Gemeinde Mundelsheim informierte früh und umfassend mit Broschüren und Aktionen 

Auch Mundelsheim muss sich nicht vorwerfen lassen, zu wenig informiert zu haben. Ganz im Gegenteil: Die Gemeinde führte Aktionen auf dem Marktplatz durch, veranstaltete ein Bürgerforum, produzierte eine Broschüre und Erklärvideos, startete Aktionen speziell für junge Leute, informierte auf der eigenen Webseite und über die Lokalpresse. Abschließend fand am 6. Mai eine Einwohnerversammlung statt, bei der auch auch die Gegner des Projekts zu Wort kamen. Eine Besonderheit des Bürgerforums bestand darin, dass die beteiligten Personen auf Grundlage festgelegter Quoten nach dem Zufallsprinzip eingeladen wurden und sich damit Bürgerinnen und Bürger am Willensbildungsprozess beteiligten, die sich gewöhnlich nicht in den politischen Prozess einbringen. 

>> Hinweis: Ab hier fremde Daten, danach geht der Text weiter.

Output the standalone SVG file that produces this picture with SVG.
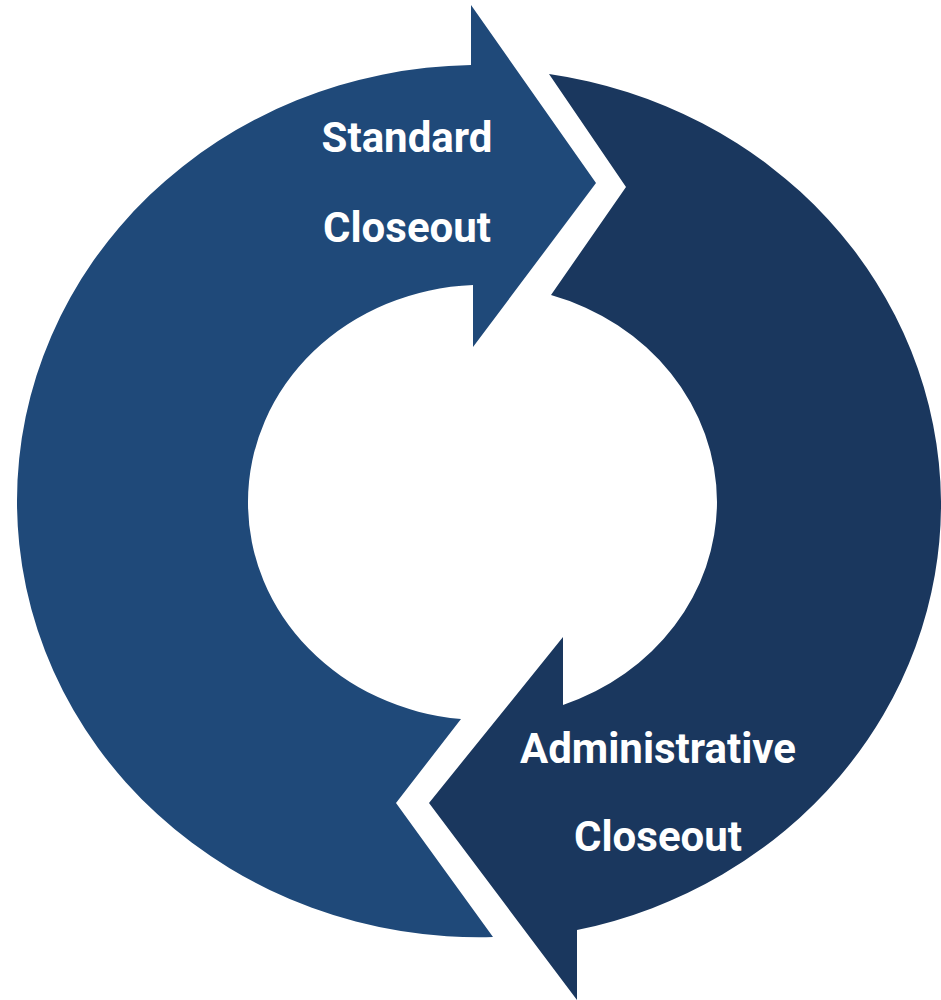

Bürgermeister Boris Seitz: Wollten für Ausgewogenheit von Pro und Contra sorgen 

Bürgermeister Boris Seitz findet, dass alle Maßnahmen ihren Wert und ihre Berechtigung hatten. "Die Gesamtheit ist entscheidend, der Prozess muss gut überdacht und geplant sein, die Einwohnerversammlung ist sehr wichtig gewesen. Wir wollten für eine Ausgewogenheit von Pro und Contra sorgen. Aber auch unsere Zufallsbürger waren von großer Bedeutung", sagt Seitz im Gespräch mit die:gemeinde. Der Bürgermeister gibt sich allerdings keinen Illusionen dahingehend hin, dass eine auch noch so gute, proaktive und ausgewogene Information alle Bürgerinnen und Bürger zufrieden stellen könnte.

Boris Seitz: Alle Bürgerinnen und Bürger kann man nicht erreichen

Alle Bürgerinnen und Bürger könne man nicht erreichen, sagt Seitz. Doch nahezu habe man das geschafft. "Es gab für Mundelsheimer Verhältnisse noch nie so eine große und breite Bürgerbeteiligung. Viele fühlen sich mitgenommen, andere werden uns immer vorwerfen, dass wir 'falsch' informieren, so Seitz. Die Frage nach der Bedeutung des Ausgangs des Bürgerentscheids für die Gemeinde antwortet Seitz klar. Im Falle eines positiven Ausgangs habe man die Chance, etwas zu bewirken, "nicht nur für Mundelsheim, sondern für das ganze Umfeld." Dennoch werde die Gemeinde es auch überleben, wenn der Gewerbepark nicht komme. Schade wäre das dennoch, sagt Seitz. Denn die Chance sei einmalig.